A while back, I was out to assess (well, do a development & guidance observation) on a young referee, who did not check to see whether the goals were anchored. Lots of play at one end, bored goalkeeper at the other end jumps up and grabs the crossbar. Goal comes over with a WHUMP! and keeper is trapped in the net like a fish. No injury, but a very shaken kid. I contacted the Park District and they were out immediately to permanently anchor the goal. Something about legal liability... So when I'm asked, yes, I have seen a goal come over in a game, and no, coach, we're not starting the game until the goal is anchored.
I did not see it, but we did have one kid maimed with a soccer goal where I regularly ref. It broke his back.

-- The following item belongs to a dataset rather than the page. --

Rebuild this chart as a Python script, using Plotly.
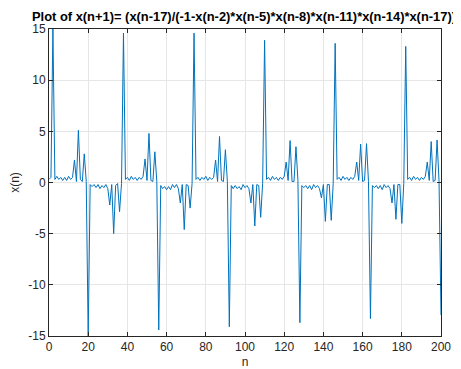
import plotly.graph_objects as go

# x(n) values, split into blocks of the sequence
x_block_0 = [0.3, 0.5, 15.0, 0.3, 0.6, 0.3, 0.5, 0.2, 0.5, 0.2, 0.6, 0.3, 0.5,
             2.2, 0.1, 5.1, 0.3, 0.1, 2.8, 0.1, -15.0,
             -0.2, -0.4, -0.2, -0.5, -0.2, -0.6, -0.3, -0.5, -0.2, -0.6,
             -2.2, -0.2, -5.0, -0.3, -0.1, -2.85, -0.1]            # n = 0..37
x_block_1 = [14.6, 0.3, 0.5, 0.2, 0.6, 0.3, 0.5, 0.2, 0.5, 0.3, 0.6,
             2.3, 0.2, 4.8, 0.2, 0.1, 3.0, 0.1, -14.4,
             -0.3, -0.6, -0.4, -0.7, -0.4, -0.7, -0.2, -0.5, -0.2, -0.6,
             -2.0, -0.2, -4.6, -0.2, -0.3, -2.5, -0.1]             # n = 38..73
x_block_2 = [14.6, 0.3, 0.5, 0.2, 0.5, 0.3, 0.6, 0.2, 0.5, 0.3, 0.5,
             2.2, 0.1, 4.5, 0.2, 0.1, 3.2, 0.1, -14.1,
             -0.3, -0.6, -0.3, -0.6, -0.4, -0.7, -0.2, -0.5, -0.3, -0.6,
             -2.0, -0.2, -4.25, -0.2, -0.3, -3.4, -0.1]            # n = 74..109
x_block_3 = [13.9, 0.3, 0.5, 0.2, 0.6, 0.3, 0.5, 0.2, 0.5, 0.3, 0.6,
             2.0, 0.2, 4.1, 0.1, 0.1, 3.5, 0.2, -13.7,
             -0.3, -0.5, -0.3, -0.6, -0.3, -0.7, -0.2, -0.5, -0.3, -0.6,
             -1.5, -0.2, -3.8, -0.2, -0.2, -3.7, -0.1]             # n = 110..145
x_block_4 = [13.6, 0.3, 0.5, 0.2, 0.6, 0.3, 0.5, 0.2, 0.5, 0.3, 0.6,
             2.0, 0.2, 3.75, 0.1, 0.2, 3.8, 0.1, -13.3,
             -0.3, -0.5, -0.3, -0.6, -0.3, -0.7, -0.2, -0.5, -0.3, -0.6,
             -2.0, -0.2, -3.6, -0.2, -0.2, -4.0, -0.1]             # n = 146..181
x_block_5 = [13.3, 0.3, 0.5, 0.2, 0.6, 0.3, 0.5, 0.2, 0.5, 0.3, 0.6,
             2.0, 0.2, 4.0, 0.1, 0.2, 4.15, 0.1, -12.95]           # n = 182..200

x_values = x_block_0 + x_block_1 + x_block_2 + x_block_3 + x_block_4 + x_block_5
n_values = list(range(len(x_values)))

x_ticks = [0, 20, 40, 60, 80, 100, 120, 140, 160, 180, 200]
y_ticks = [-15, -10, -5, 0, 5, 10, 15]

title_text = "Plot of x(n+1)= (x(n-17)/(-1-x(n-2)*x(n-5)*x(n-8)*x(n-11)*x(n-14)*x(n-17))"
FONT = "Liberation Sans, Arial, sans-serif"

# the page adds an 8px body margin, so the figure is sized to fit inside it
W, H = 453, 361

fig = go.Figure()
fig.add_trace(go.Scatter(x=n_values, y=x_values, mode="lines",
                         line=dict(color="#0072BD", width=1)))

axis_common = dict(showline=True, linecolor="#262626", linewidth=1, mirror="ticks",
                   ticks="inside", ticklen=4, tickcolor="#262626", automargin=False,
                   showgrid=True, gridcolor="#e6e6e6", gridwidth=1, zeroline=False,
                   tickfont=dict(family=FONT, size=12, color="#262626"))

fig.update_layout(
    width=W, height=H,
    margin=dict(l=41, r=20, t=21, b=33, autoexpand=False),
    paper_bgcolor="white", plot_bgcolor="white",
    showlegend=False,
    title=dict(text="<b>" + title_text + "</b>", x=236 / W, xanchor="center",
               y=1 - 8.5 / H, yanchor="middle",
               font=dict(family=FONT, size=12.9, color="black")),
    xaxis=dict(range=[0, 200], tickvals=x_ticks, ticktext=[str(v) for v in x_ticks],
               title=dict(text="n", standoff=11,
                          font=dict(family=FONT, size=12, color="#262626")),
               **axis_common),
    yaxis=dict(range=[-15, 15], tickvals=y_ticks, ticktext=[str(v) for v in y_ticks],
               title=dict(text="x(n)", standoff=6,
                          font=dict(family=FONT, size=12, color="#262626")),
               **axis_common),
)

fig.write_html("out.html")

The general manager of our complex is usually very good about either ensuring the goals are staked, or getting the equipment to us to do so. We have several fields that are marked several different ways. Small fields across larger ones and the like. That requires alot of moving of the different sized goals. That makes it even more important to check before each game. I'll usually check myself when I arrive at the field, and have the AR's check again after the coin toss and before they take their positions for kick-off, just to get them in the habit. I have had occasions where the goals will be staked when I arrived, but the stakes had mysteously disappeared when the AR checked. Obviously, someone from another field felt the safety of their players was more important than the safety of the ones on this field.
Re: wind-blown goal
The point I was trying to make above is that the goals on the field being used in your game may not be the only ones causing a risk. The goal that blew over in the game I was doing was one of several spare goals placed off to the side of the field. I didn't pay much attention to it until it started to roll towards the players bench area. Fortunately it got tangled in another spare goal before it made it any further, but it was an eye-opener.
Re: wind-blown goal
My son was in net once when a gust of wind picked the net up and blew it away like a kite, landing about 20 yards back of the goal.